(SHORT EXERCISE) The lines to reproduce run from the first one through the line containing "-39.5, -38.8, -39];". Reproduce them exactly.

(INFORMATION SUPPLIED)

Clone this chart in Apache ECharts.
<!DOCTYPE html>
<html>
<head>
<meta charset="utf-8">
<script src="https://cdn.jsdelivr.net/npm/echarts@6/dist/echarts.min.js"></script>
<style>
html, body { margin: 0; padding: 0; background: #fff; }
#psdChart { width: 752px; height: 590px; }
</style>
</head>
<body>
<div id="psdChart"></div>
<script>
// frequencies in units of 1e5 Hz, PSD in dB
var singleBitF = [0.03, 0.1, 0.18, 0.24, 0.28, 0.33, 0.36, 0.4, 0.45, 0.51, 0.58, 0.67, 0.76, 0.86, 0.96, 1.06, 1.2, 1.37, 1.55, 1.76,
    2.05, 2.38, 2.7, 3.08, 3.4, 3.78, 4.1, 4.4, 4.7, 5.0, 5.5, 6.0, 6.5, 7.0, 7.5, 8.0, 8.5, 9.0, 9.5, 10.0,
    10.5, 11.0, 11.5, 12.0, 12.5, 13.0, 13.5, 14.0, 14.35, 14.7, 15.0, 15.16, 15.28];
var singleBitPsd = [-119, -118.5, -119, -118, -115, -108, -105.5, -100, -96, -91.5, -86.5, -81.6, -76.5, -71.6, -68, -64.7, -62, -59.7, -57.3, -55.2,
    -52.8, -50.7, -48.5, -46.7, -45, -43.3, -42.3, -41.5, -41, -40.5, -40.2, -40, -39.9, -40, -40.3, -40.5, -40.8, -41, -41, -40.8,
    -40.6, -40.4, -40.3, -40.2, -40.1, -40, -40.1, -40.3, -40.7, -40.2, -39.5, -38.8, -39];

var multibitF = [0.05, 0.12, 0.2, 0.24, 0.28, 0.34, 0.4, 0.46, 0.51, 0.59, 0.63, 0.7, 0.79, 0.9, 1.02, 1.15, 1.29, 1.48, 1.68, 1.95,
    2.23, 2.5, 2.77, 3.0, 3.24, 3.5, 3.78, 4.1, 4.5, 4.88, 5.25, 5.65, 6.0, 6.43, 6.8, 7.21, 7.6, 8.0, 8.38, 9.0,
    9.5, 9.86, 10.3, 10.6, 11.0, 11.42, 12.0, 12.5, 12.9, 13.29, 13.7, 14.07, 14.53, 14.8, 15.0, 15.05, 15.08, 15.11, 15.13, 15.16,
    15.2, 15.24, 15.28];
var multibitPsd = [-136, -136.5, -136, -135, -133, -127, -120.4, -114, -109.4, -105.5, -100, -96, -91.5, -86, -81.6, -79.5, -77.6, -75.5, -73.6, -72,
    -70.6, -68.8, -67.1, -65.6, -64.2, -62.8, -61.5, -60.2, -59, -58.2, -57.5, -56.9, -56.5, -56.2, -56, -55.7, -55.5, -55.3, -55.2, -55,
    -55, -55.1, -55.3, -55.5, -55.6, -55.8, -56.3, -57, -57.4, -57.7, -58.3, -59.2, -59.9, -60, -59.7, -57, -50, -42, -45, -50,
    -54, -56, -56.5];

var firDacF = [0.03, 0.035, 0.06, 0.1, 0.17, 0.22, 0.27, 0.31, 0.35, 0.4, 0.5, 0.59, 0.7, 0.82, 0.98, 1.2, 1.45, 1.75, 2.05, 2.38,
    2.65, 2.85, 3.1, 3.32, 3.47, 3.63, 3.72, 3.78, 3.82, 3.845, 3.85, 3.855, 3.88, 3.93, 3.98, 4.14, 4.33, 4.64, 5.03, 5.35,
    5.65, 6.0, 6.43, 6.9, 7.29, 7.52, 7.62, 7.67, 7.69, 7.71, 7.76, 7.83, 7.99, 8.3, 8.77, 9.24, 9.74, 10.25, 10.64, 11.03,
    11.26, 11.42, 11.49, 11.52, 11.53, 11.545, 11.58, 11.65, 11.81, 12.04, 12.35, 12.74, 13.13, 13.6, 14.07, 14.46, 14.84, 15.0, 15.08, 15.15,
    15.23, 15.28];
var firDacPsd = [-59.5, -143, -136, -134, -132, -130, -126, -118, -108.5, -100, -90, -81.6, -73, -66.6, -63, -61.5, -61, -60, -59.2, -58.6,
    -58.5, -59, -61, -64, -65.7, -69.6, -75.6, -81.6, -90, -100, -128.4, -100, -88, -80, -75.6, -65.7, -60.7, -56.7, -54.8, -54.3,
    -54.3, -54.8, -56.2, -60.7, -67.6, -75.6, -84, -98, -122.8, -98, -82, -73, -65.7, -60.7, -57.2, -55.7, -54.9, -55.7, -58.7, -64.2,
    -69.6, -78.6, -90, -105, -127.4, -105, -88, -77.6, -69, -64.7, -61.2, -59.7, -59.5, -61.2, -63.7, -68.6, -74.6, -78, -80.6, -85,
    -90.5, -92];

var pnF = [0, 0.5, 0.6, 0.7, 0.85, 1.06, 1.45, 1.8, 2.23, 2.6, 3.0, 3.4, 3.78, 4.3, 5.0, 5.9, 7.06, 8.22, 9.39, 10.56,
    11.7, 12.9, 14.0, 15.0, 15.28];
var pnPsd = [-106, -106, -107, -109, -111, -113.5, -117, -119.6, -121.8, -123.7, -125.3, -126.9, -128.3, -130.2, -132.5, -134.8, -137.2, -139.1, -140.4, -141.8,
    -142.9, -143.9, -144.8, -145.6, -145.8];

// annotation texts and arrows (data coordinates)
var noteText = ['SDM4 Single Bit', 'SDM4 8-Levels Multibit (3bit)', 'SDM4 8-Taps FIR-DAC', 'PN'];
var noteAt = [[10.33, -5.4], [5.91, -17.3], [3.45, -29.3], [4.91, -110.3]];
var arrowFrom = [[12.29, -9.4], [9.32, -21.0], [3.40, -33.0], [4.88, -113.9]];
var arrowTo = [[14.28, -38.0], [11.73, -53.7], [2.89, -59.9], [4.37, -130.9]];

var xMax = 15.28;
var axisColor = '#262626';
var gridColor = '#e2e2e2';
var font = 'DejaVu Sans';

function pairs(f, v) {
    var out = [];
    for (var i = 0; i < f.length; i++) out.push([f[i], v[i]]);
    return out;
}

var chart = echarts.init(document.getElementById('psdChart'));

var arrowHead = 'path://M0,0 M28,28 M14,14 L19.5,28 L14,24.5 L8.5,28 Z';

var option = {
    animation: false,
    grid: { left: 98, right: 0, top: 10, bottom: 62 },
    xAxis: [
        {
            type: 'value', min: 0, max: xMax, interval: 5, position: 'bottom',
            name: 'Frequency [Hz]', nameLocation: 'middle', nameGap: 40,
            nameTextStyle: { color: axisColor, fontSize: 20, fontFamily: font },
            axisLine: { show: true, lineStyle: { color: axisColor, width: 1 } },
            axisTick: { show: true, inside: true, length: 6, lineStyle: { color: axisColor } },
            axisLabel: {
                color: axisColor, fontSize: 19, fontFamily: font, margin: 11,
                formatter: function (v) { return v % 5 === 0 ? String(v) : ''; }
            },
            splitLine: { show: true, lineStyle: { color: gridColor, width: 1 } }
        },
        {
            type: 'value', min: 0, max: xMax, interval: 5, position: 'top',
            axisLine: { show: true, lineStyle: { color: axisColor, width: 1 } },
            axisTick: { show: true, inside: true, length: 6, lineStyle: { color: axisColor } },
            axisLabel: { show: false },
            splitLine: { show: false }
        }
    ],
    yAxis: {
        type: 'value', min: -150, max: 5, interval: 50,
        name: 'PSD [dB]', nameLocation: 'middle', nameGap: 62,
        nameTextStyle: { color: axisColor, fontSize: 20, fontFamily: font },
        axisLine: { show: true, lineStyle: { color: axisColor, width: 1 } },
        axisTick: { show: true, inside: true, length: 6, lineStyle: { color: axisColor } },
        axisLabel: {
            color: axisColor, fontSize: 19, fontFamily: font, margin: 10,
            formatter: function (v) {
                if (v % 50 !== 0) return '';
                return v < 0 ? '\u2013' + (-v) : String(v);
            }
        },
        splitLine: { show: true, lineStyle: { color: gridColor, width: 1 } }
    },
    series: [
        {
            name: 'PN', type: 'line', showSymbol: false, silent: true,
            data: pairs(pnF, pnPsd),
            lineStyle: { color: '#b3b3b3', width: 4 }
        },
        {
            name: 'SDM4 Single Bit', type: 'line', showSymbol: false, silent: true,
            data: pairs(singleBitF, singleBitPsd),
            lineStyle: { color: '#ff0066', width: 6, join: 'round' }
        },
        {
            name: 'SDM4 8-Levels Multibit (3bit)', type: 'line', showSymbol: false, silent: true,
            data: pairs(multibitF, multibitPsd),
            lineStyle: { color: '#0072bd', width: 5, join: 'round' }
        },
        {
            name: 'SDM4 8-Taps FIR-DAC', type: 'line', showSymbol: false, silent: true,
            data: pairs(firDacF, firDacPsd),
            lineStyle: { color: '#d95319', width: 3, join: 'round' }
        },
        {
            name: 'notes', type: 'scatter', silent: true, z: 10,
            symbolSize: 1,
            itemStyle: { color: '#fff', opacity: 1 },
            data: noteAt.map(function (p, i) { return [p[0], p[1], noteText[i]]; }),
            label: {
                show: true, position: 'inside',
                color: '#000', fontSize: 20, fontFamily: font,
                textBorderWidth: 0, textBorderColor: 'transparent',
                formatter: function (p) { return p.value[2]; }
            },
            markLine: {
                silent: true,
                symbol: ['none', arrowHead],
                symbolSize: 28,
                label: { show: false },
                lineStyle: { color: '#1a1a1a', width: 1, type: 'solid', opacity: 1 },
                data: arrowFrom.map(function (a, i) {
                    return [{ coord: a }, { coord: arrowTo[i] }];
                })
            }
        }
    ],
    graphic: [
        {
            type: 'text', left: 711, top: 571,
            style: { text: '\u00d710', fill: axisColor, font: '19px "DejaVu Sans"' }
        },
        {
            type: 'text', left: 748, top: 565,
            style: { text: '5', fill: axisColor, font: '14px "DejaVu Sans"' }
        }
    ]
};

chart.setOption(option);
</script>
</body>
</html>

(COMPLETED TASK)
Clone this chart in Apache ECharts.
<!DOCTYPE html>
<html>
<head>
<meta charset="utf-8">
<script src="https://cdn.jsdelivr.net/npm/echarts@6/dist/echarts.min.js"></script>
<style>
html, body { margin: 0; padding: 0; background: #fff; }
#psdChart { width: 752px; height: 590px; }
</style>
</head>
<body>
<div id="psdChart"></div>
<script>
// frequencies in units of 1e5 Hz, PSD in dB
var singleBitF = [0.03, 0.1, 0.18, 0.24, 0.28, 0.33, 0.36, 0.4, 0.45, 0.51, 0.58, 0.67, 0.76, 0.86, 0.96, 1.06, 1.2, 1.37, 1.55, 1.76,
    2.05, 2.38, 2.7, 3.08, 3.4, 3.78, 4.1, 4.4, 4.7, 5.0, 5.5, 6.0, 6.5, 7.0, 7.5, 8.0, 8.5, 9.0, 9.5, 10.0,
    10.5, 11.0, 11.5, 12.0, 12.5, 13.0, 13.5, 14.0, 14.35, 14.7, 15.0, 15.16, 15.28];
var singleBitPsd = [-119, -118.5, -119, -118, -115, -108, -105.5, -100, -96, -91.5, -86.5, -81.6, -76.5, -71.6, -68, -64.7, -62, -59.7, -57.3, -55.2,
    -52.8, -50.7, -48.5, -46.7, -45, -43.3, -42.3, -41.5, -41, -40.5, -40.2, -40, -39.9, -40, -40.3, -40.5, -40.8, -41, -41, -40.8,
    -40.6, -40.4, -40.3, -40.2, -40.1, -40, -40.1, -40.3, -40.7, -40.2, -39.5, -38.8, -39];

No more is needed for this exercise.